Site Reliability Engineer
Manticore Games is the developer of Core, a platform and community that is redefining how virtual worlds and games are created, published, and played. Core’s mission is to empower and discover a whole new generation of creators.
We are looking for Senior Site Reliability Engineers who can help build, monitor, and run a live platform that will revolutionize the way we create, play, and share gameplay experiences.

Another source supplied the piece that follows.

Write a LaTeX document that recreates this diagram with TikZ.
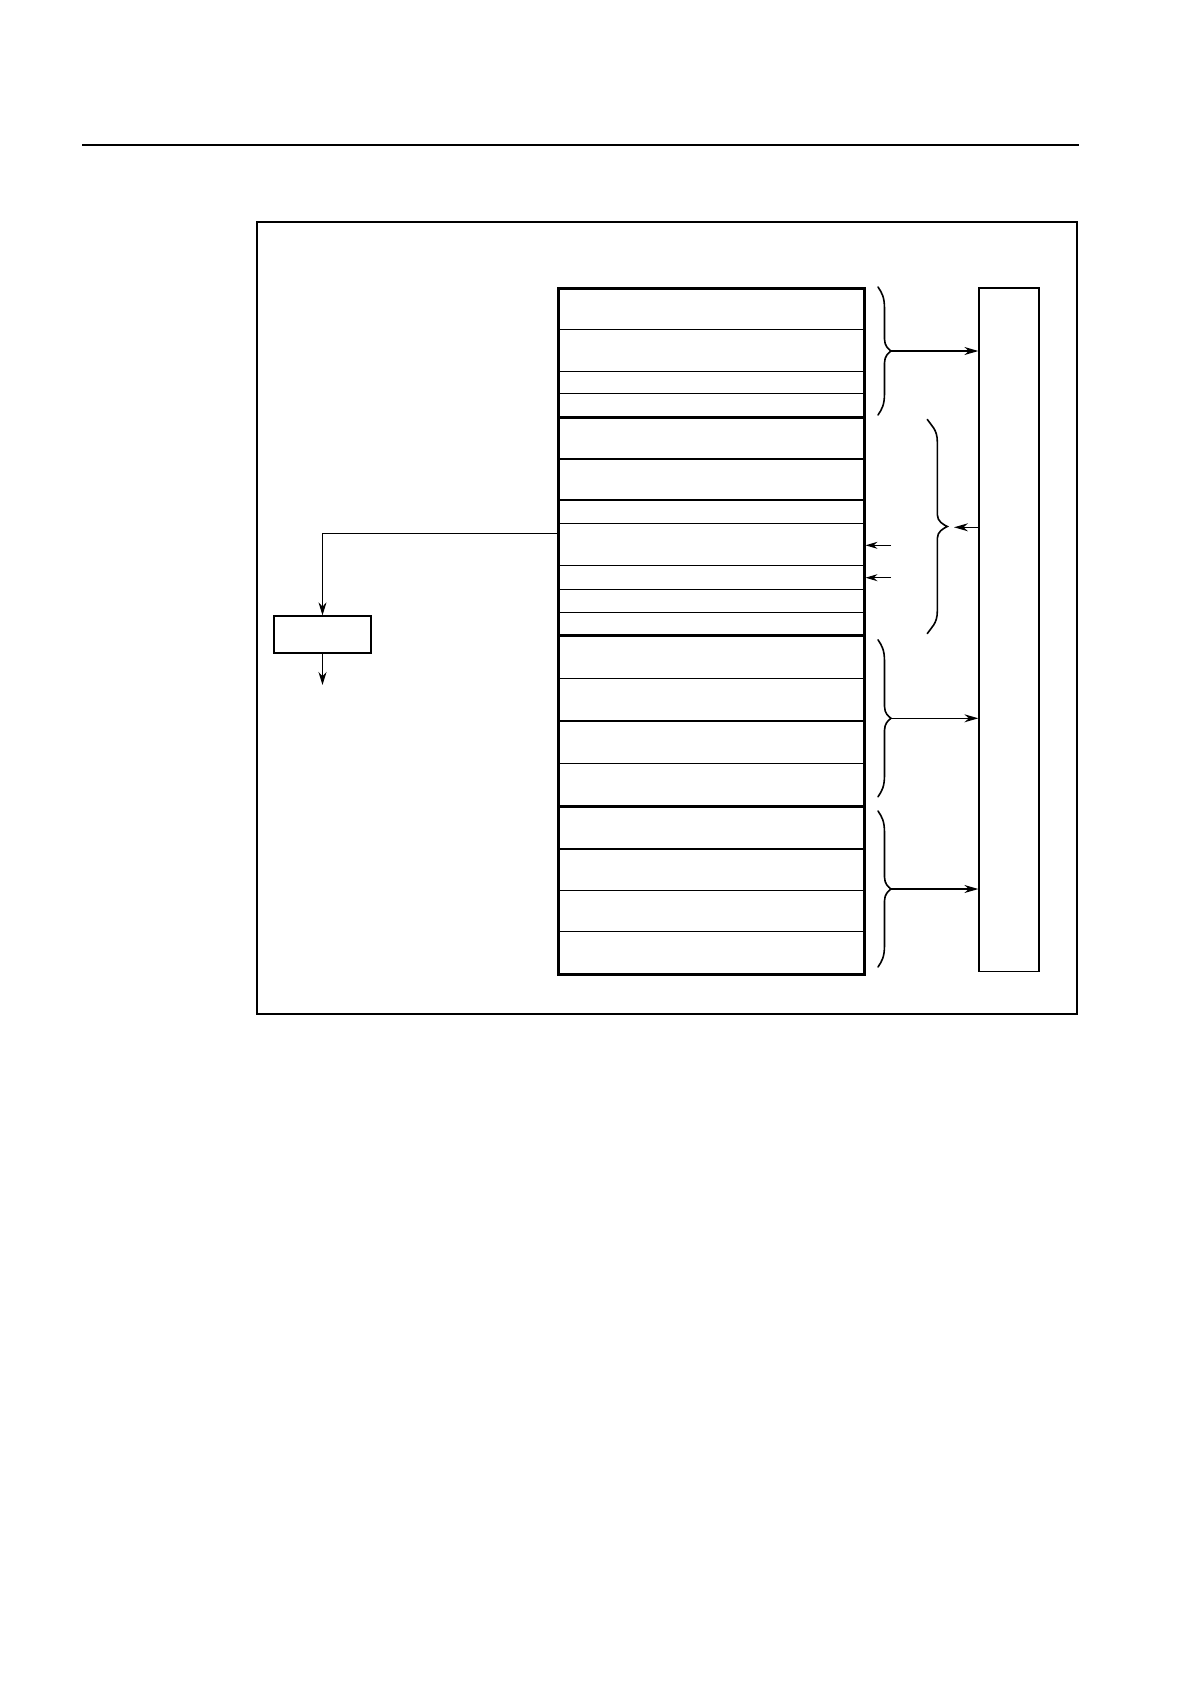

- Monitor and operate Core platform services
- Troubleshoot operational problems as they arise, test fixes, and perform follow-ups to ensure issues have been correctly resolved
- Part of an on-call rotation to assist finding a resolution during incidents
- Apply your systems knowledge to triage problems and tune resource usage
- Participate in code reviews for projects written by your team
- 5+ years of experience monitoring and operating a live environment
- Hands-on experience with container technologies such as Docker and kubernetes
- Experience with managing Linux VMs
- Experience with cloud services and architecture (Azure, GCP, AWS)

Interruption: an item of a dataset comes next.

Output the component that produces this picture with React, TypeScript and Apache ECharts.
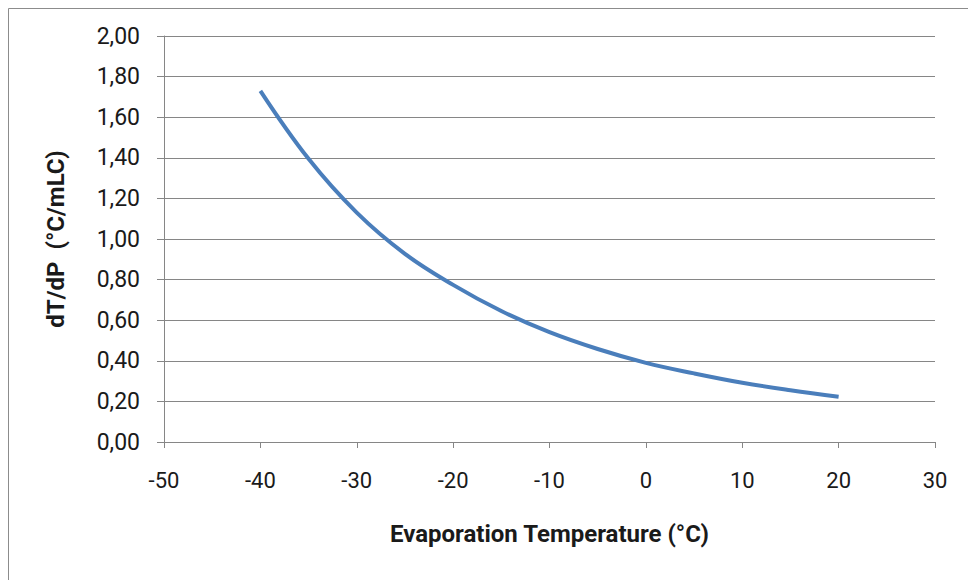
import React, { useEffect, useRef } from "react";
import * as echarts from "echarts";

const temps = [-40, -35, -30, -25, -20, -15, -10, -5, 0, 5, 10, 15, 20];
const dTdP = [1.73, 1.395, 1.13, 0.927, 0.774, 0.645, 0.541, 0.458, 0.39, 0.338, 0.292, 0.255, 0.223];
const xTitle = "Evaporation Temperature (°C)";
const yTitle = "dT/dP  (°C/mLC)";

const FONT = "'Liberation Sans Narrow', Roboto, sans-serif";
const GRAY = "#868686";

export default function App() {
  const ref = useRef<HTMLDivElement>(null);
  useEffect(() => {
    if (!ref.current) return;
    const chart = echarts.init(ref.current, null, { renderer: "svg" });
    chart.setOption({
      animation: false,
      backgroundColor: "#ffffff",
      graphic: [
        {
          type: "rect",
          shape: { x: 8.5, y: 8.5, width: 1000, height: 640 },
          style: { fill: "none", stroke: "#8c8c8c", lineWidth: 1 },
          silent: true,
        },
      ],
      grid: { left: 164, right: 33, top: 36, bottom: 138 },
      xAxis: {
        type: "value",
        min: -50,
        max: 30,
        interval: 10,
        name: xTitle,
        nameLocation: "middle",
        nameGap: 80,
        nameTextStyle: { fontFamily: FONT, fontSize: 24, fontWeight: "bold", color: "#1a1a1a" },
        axisLine: { show: true, onZero: false, lineStyle: { color: GRAY, width: 1 } },
        axisTick: { show: true, length: 6, lineStyle: { color: GRAY } },
        axisLabel: { margin: 27, fontFamily: FONT, fontSize: 22, color: "#1a1a1a" },
        splitLine: { show: false },
      },
      yAxis: {
        type: "value",
        min: 0,
        max: 2,
        interval: 0.2,
        name: yTitle,
        nameLocation: "middle",
        nameGap: 96,
        nameTextStyle: { fontFamily: FONT, fontSize: 24, fontWeight: "bold", color: "#1a1a1a" },
        axisLine: { show: true, onZero: false, lineStyle: { color: GRAY, width: 1 } },
        axisTick: { show: true, length: 7, lineStyle: { color: GRAY } },
        axisLabel: {
          margin: 24,
          fontFamily: FONT,
          fontSize: 23,
          color: "#1a1a1a",
          formatter: (v: number) => v.toFixed(2).replace(".", ","),
        },
        splitLine: { show: true, lineStyle: { color: GRAY, width: 1 } },
      },
      series: [
        {
          type: "line",
          data: temps.map((t, i) => [t, dTdP[i]]),
          smooth: 0.4,
          showSymbol: false,
          symbol: "none",
          lineStyle: { color: "#4a7ebb", width: 4 },
        },
      ],
    });
    return () => chart.dispose();
  }, []);
  return (
    <div
      ref={ref}
      style={{ position: "absolute", left: 0, top: 0, width: 968, height: 580 }}
    />
  );
}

- Ability to write and maintain tools written in an language like PowerShell
- Experience with several of the following tools: Splunk, fluentd/fluent-bit, Jenkins, Microsoft Orleans, Datadog, nginx, redis
- Familiarity with several different database technologies
- Experience deploying and managing Kubernetes clusters with tools like Helm and Terraform
- Experience with C# or similar programming language
- Experience leading investigations and resolving live environment outages
Manticore Games provides equal employment opportunities to all employees and applicants for employment and prohibits discrimination and harassment of any type without regard to race, religion, age, sex, national origin, disability status, genetics, protected veteran status, sexual orientation, gender identity or expression, or any other characteristic protected by federal, state or local laws.